Let’s make no bones about it; family ski holidays are expensive; all those costs for your family’s lift passes, rentals and ski school are multiplied by three or four, depending on how many there are in your family group, and you may have to add on nursery care. You can save by sharing rooms or an apartment, eating in and perhaps all travelling down together on a self-drive, but some costs are more difficult to minimise, however you approach them.

The lift pass is one big part of the family ski holiday cost, but it’s worth knowing that while a family of four could pay the best part of £1,000 for four passes at a top-end resort, you can knock a half, even two-thirds, off that cost if you shop around. The problem is it involves a lot of maths. The thing is that different countries approach child lift ticket pricing differently, and then resorts within each country approach pricing for kids differently again.

In France children tend to have to pay for passes from age four or five, and often about 75% of the adult price even then. When they reach age 12 or 13, it ’s the full adult price, and with the most expensive French passes now around the €300 (around £ 266) mark, that’s a lot of pass cost.
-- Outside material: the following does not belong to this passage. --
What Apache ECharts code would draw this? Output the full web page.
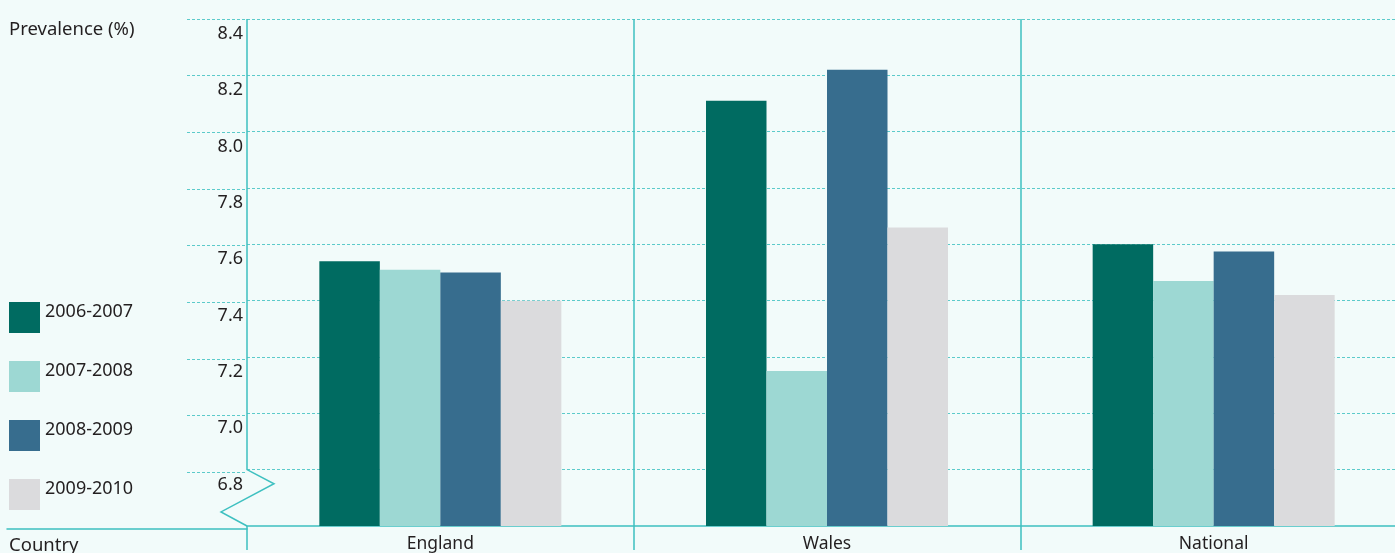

The good news is most French resorts offer a percentage discount, often around 20% on the total bill if a family all buy their tickets together, so you can save there and sometimes increase the saving by buying in advance online, which sometimes unlocks a further discount.

It’s well worth shopping around as you work out your overall family holiday cost.

In the other leading nations it is more common for children not to have to pay until they are six or seven, and in some cases even eight years old, so if your children are in their early school years, you may be able to take them out of having to pay altogether by choosing the right resort. It’s likely the child price will behalf the adult price or less in Austria and Switzerland and also that discounts will continue to an older age in childhood, perhaps to 16 or 18, so even if you do have to pay, the child price will probably be much less, even for teenagers.

So it’s well worth shopping around as you work out your overall family holiday cost. The difficulty is that the age from which children pay, and the age to which they receive a discount, and how big that discount is, varies from resort to resort, and the one that’s the best value for you will vary depending on the number and ages of your children. While you might not want to plan your whole holiday around it, it is worth doing your research to really get the best value for money when it comes to your family’s lift passes.